Je me souviens avoir découvert Stefan Zweig il y a
maintenant plus de trente ans, à une époque où peu commençait à s’intéresser à
lui grâce aux conseils avisés de ma respectée professeur de philosophie de
Terminale Scientifique. Ce fut un choc et je me mis à dévorer tout ce qui
devenait progressivement disponible en édition française.
Reprendre la lecture de cet auteur majeur du XXeme siècle
classique allemand longtemps plus tard, la maturité venue, reste un régal pour
l’esprit. Zweig avait un don incroyable pour faire d’une histoire simple un
instant d’émotion, d’intensité dramatique en usant d’une langue belle sans être
ostentatoire.
Dans ce court opus, c’est l’éternel ballet entre une femme
aimante et un homme volage qui est mis en scène mais avec originalité, pudeur,
sans le moindre esprit de revanche. Pourtant, cette inconnue qui se confesse en
adressant une longue missive à un homme aurait bien des raisons d’en vouloir à
celui qui fut, toute sa vie, son amant malgré lui.
Amant malgré lui car, bien que cette figure d’écrivain
célèbre, double de l’auteur sans doute, collectionnât les conquêtes féminines,
ce fut cette femme qui le choisit, l’aima en dépit de lui-même, en le lui
dissimulant.
Arrivée au seuil de la mort, frappée trop tôt par la maladie
et la mort de son jeune fils, cette femme décide de prendre la plume pour dire
qui elle fut vraiment pour lui. Elle l’aima en silence et avec dévotion dès
treize ans, adolescente indigne de son regard, maladivement obsédée par ce
jeune voisin de pallier inaccessible.
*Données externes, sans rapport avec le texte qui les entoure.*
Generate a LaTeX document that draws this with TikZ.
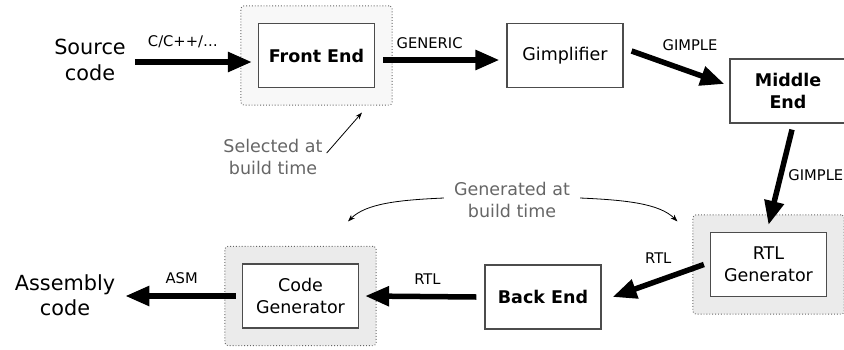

Elle devint sa maîtresse à dix-huit ans
car ce fut elle qui provoqua la rencontre, suscita une conquête gagnée
d’avance, sûre de sa beauté et de ses atours, cédant sans la moindre résistance
quitte à passer pour une cocotte. Il ignorait déjà que la frêle voisine s’était
transformée en femme fatale.
Quand, après quelques nuits d’amour, il reprit le cours de
sa vie de dandy, elle disparut en silence, puis se résigna pour, à nouveau, plus
tard, sans qu’il la reconnût, devenir une nouvelle conquête d’une nuit.
Prise et délaissée, reprise et baisée, pour reprendre les
termes de la belle préface d’E. Zylberstein, elle accepta tout par amour total,
unilatéral jusqu’à lui cacher l’existence d’un fils qu’il ne connut jamais.
Elle ne vivait que pour ses moments d’extase, de fusion charnelle avec un amant
attentionné, jamais rassasié de trop de femmes.
On assiste à l’une des plus belles pages d’amour dans ce
court roman, un amour qui pousse à toutes les folies, à tout abandonner en
sachant qu’on le sera bien vite ensuite, sans espoir de retour mais sans rien
demander non plus. Seule une femme peut être capable d’un tel sacrifice et
c’est ce que Zweig a su si brillamment mettre en scène.